Personally, i haven't bumped the limit up higher, because i still need the memory for the actual Java processes of the services that i launch, since under normal circumstances i need at least 16 GB of RAM for all of the services to even run properly (but that may as well be a project related issue, since scheduled processes and a number of other optional things run locally, nor are all of them configured with Xmx and other parameters), though that's less relevant to the actual IDE performance (since i have swap turned off and it doesn't have an impact).

It's also terrible to overdo it. Had a coworker having issues with 4GB on a project and he bumped it to 16GB (on a 32GB MBP) which resulted in epicly long GC pauses.
If you know anything about java you'd know that it has max heap settings that are a command line option. Pretty much all java command line options, GC ergonomics incl are there. I have been using eclipse with an increased heap (and over tuned) since 2006 - modify eclipse.ini
This would matter if one of them had the limit that's much smaller than the others, which would lead to aggressive GC, which wasn't the case.

When working on the same project of a known size and using similar IDE functionality, different IDEs still had noticeably different performance characteristics (i implore you to try the same, especially with the same Xms and Xmx values set).

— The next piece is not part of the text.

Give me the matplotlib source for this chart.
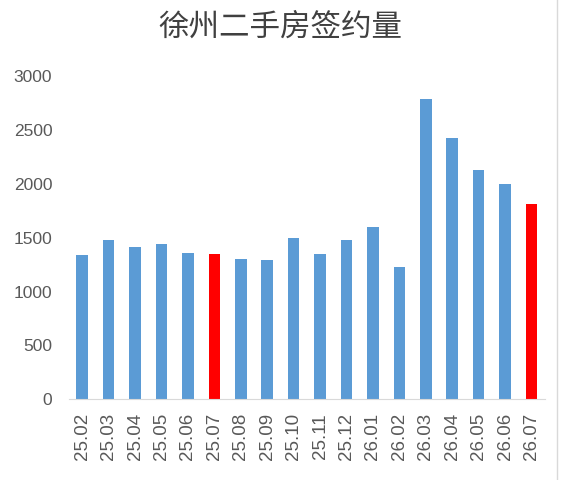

That simply leads me to believe that each IDE implements things differently, for example:

  - JetBrains have separate IDEs for separate languages (IntelliJ IDEA for Java, Rider for .NET, PhpStorm for PHP etc.)
  - NetBeans allows lazily loading support for different languages/frameworks/tools
  - Eclipse is generally viewed as a bunch of interconnected libraries/frameworks (JDT for Java, PDT for PHP etc.)
That's just one example of the architectural differences (which may impact which functionality is loaded when and how efficiently the memory is used), though it stands to reason that it's perfectly normal to observe them to act differently from one another, even in controlled circumstances, like the above.